On-chain, generating fees for miners.
Off-chain through custodians like Coinbase, Xapo…
Off-chain through LN or sidechains
Using altcoins.
The pros and cons of these methods have been written about by others in great depth and don’t need an overview. However, because of the unwillingness of Bitcoin Core developers to increase maximum block size, competing methods and altcoins have absorbed a large portion of transactions that were once done on-chain — — custodians have more and more user funds and transact for them, sidechains and Lightning are being aggressively pushed, and there is much contention still between BTC, its forks and alts. Miners have been ignored in this debate, despite the fact that they will suffer the greatest losses and have been the most restricted while providing the most important attributes of its network security.
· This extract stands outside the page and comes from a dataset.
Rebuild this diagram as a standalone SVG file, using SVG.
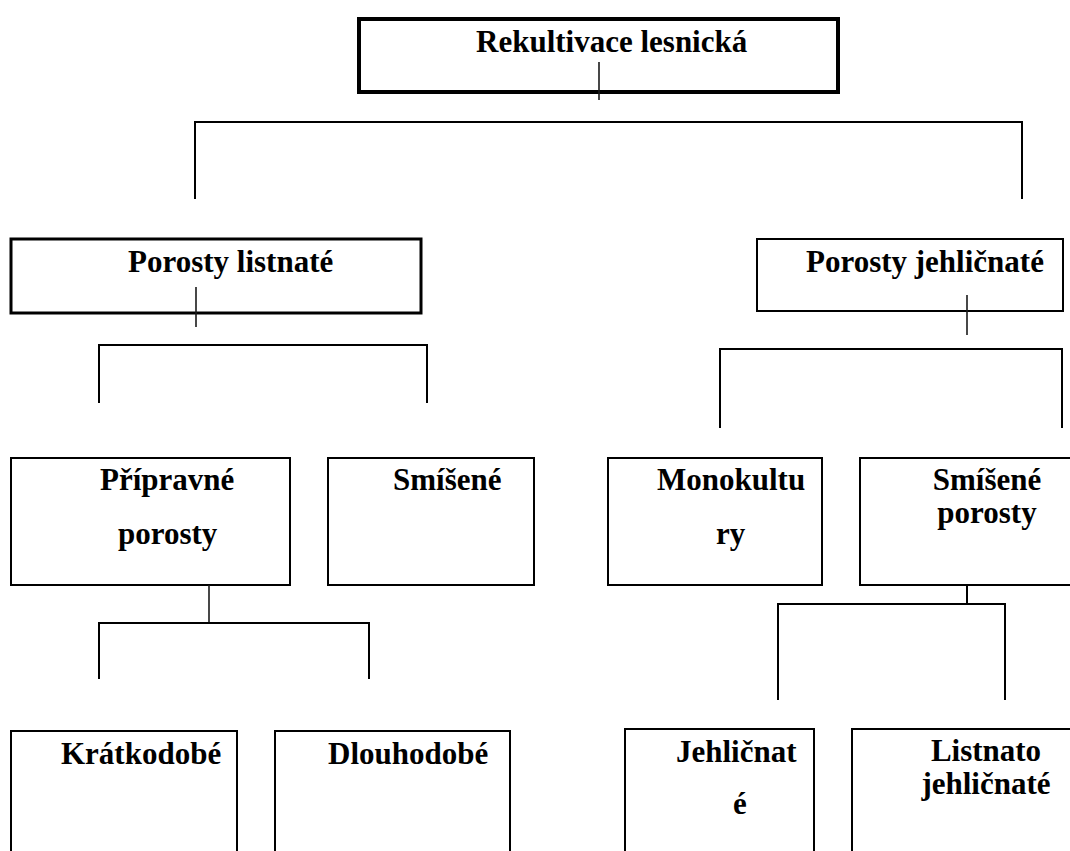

As Bitcoin evolves and more enterprise-level miners enter the playing field and find their place in the long-term, they will become more aware of their role as well as the unique and powerful positions of leverage they have always had. I predict that they will eventually become hostile to any competitive method which wishes to free-load on their work, which is providing a solution for censorship and double-spending through expenditure and effective management of real-world materials. I think miners will eventually do what is in their power to make the life of competition way less comfortable. The situation we are currently in is both dangerous and uncertain; it is recklessly changing Bitcoin’s incentive model and future adaptability, and it is seriously challenging Bitcoin’s robust security and sustainability model. The user experience has not made great leaps, and actual adoption has slowed to a crawl as most that were introduced to Bitcoin were investors who bought high and got burned while never really got the taste of technology itself.

Money is like a language; it has a naturally strong network effect, and the maximalist ideology that many Bitcoin users hold seems like the most probable outcome, despite the problems faced today. User experience and further adoption are a way simpler problem in that setting.